Protecting patient confidentiality is critically important. Electronic health information systems should be designed so that they include records of an individual’s treatment for alcohol and drug disorders. People want to be sure that access to their private health information is limited even as they take advantage of the better and more efficient care that electronic records promise.
- Working to ensure that there are meaningful privacy protections for individuals with substance use histories.
- Working with the Conrad Hilton Foundation to examine the implications of federal confidentiality laws for providers of youth substance use screening and brief intervention services.
- Electronic records with substance use and mental health information: Electronic health information systems should be designed so that they include, and are constructed to allow health care providers appropriate access to, records of an individual’s treatment for alcohol and drug disorders.

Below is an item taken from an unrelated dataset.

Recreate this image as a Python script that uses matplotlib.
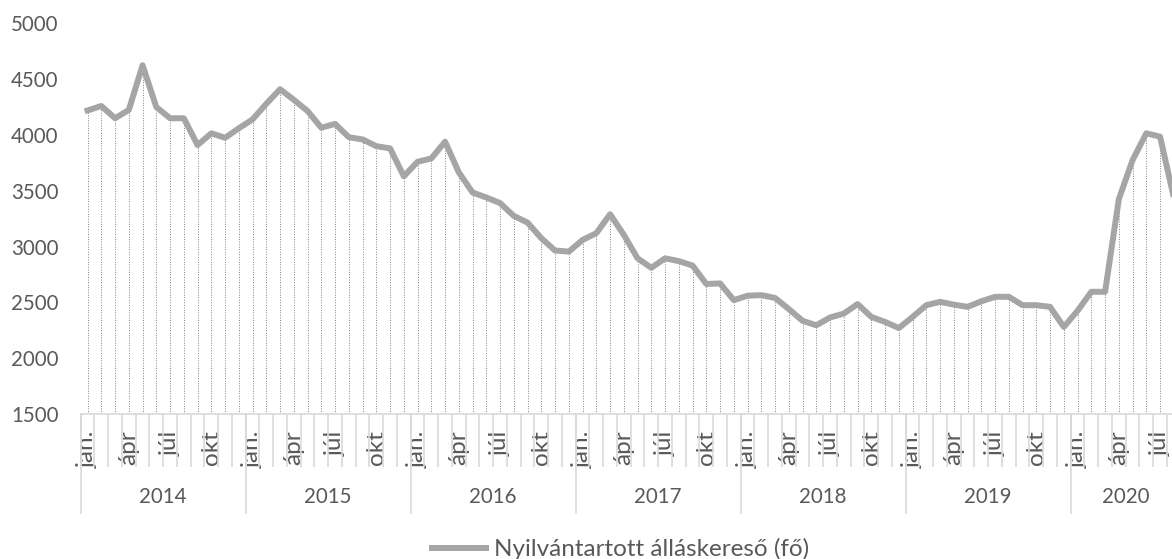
import numpy as np
import matplotlib.pyplot as plt

plt.rcParams['font.family'] = ['Lato', 'DejaVu Sans']

evek = ['2014', '2015', '2016', '2017', '2018', '2019', '2020']
honapok = ['jan.', 'febr.', 'márc.', 'ápr', 'máj.', 'jún.', 'júl', 'aug.', 'szept.', 'okt', 'nov.', 'dec.']

# Nyilvántartott álláskereső (fő), 2014 jan. - 2020 aug.
ertekek = [
    4220, 4260, 4150, 4225, 4625, 4250, 4150, 4150, 3910, 4015, 3975, 4060,   # 2014
    4140, 4280, 4410, 4315, 4215, 4065, 4100, 3980, 3960, 3900, 3880, 3630,   # 2015
    3760, 3790, 3940, 3665, 3485, 3440, 3390, 3275, 3215, 3075, 2965, 2955,   # 2016
    3060, 3120, 3290, 3105, 2895, 2810, 2895, 2870, 2830, 2665, 2670, 2520,   # 2017
    2560, 2565, 2540, 2440, 2335, 2295, 2365, 2400, 2485, 2370, 2325, 2270,   # 2018
    2370, 2475, 2505, 2480, 2460, 2510, 2550, 2550, 2475, 2475, 2460, 2280,   # 2019
    2425, 2595, 2595, 3425, 3775, 4015, 3985, 3440,                           # 2020
]

n = len(ertekek)
x = np.arange(n)
szoveg = '#595959'
vonal = '#A5A5A5'
szam_meret = 14.8
betu_meret = 17.5

fig = plt.figure(figsize=(11.72, 5.59), dpi=100)
ax = fig.add_axes([80.7 / 1172, 145 / 559, 1100 / 1172, 390.6 / 559])

ax.vlines(x, 1500, ertekek, colors='#7F7F7F', linestyles=(0, (1, 1.6)), lw=0.7)
ax.plot(x, ertekek, color=vonal, lw=4.3, solid_joinstyle='round',
        label='Nyilvántartott álláskereső (fő)')

ax.set_xlim(-0.5, n - 0.5)
ax.set_ylim(1500, 5000)
ax.set_yticks(np.arange(1500, 5001, 500))
ax.tick_params(axis='y', length=0, pad=16, labelsize=szam_meret, labelcolor=szoveg)

# honapok: minden harmadik felirat, minden honap kozott elvalaszto
cimke_pos = [i for i in x if i % 3 == 0]
ax.set_xticks(cimke_pos)
ax.set_xticklabels([honapok[i % 12] for i in cimke_pos], rotation=90)
ax.tick_params(axis='x', which='major', length=0, pad=12, labelsize=betu_meret, labelcolor=szoveg)
ax.set_xticks(np.arange(-0.5, n, 1), minor=True)
ax.tick_params(axis='x', which='minor', length=38, width=1.2, color='#D9D9D9')

trans = ax.get_xaxis_transform()
for k, ev in enumerate(evek):
    eleje = k * 12 - 0.5
    vege = min(eleje + 12, n - 0.5)
    ax.plot([eleje, eleje], [0, -0.2535], transform=trans, color='#D9D9D9', lw=1.2, clip_on=False)
    ax.text((eleje + vege) / 2, -0.2125, ev, transform=trans, ha='center', va='center',
            fontsize=szam_meret, color=szoveg)

for s in ['top', 'right', 'left']:
    ax.spines[s].set_visible(False)
ax.spines['bottom'].set_color('#D9D9D9')
ax.spines['bottom'].set_linewidth(1.2)

fig.legend(loc='center', bbox_to_anchor=(621 / 1172, 10 / 559), frameon=False,
           fontsize=betu_meret, labelcolor=szoveg, handlelength=2.2, handletextpad=0.35)

fig.savefig('out.png', dpi=100)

- Electronic records that comply with confidentiality laws: Electronic record-keeping systems must be constructed and operate consistently with the requirements of the federal law and regulations (42 U.S.C. §290dd-2 and 42 C.F.R. Part 2). These rules require that an individual’s voluntary, informed and written consent must generally be obtained before protected information may be disclosed to others, including a patient’s other health care providers, who may have access to information in the system.
- Improved training on confidentiality: Protecting patient confidentiality is critically important. All health plans, providers, navigators, administrators and others who may have access to protected information should be trained on how that information may be shared in accordance with federal and state privacy laws.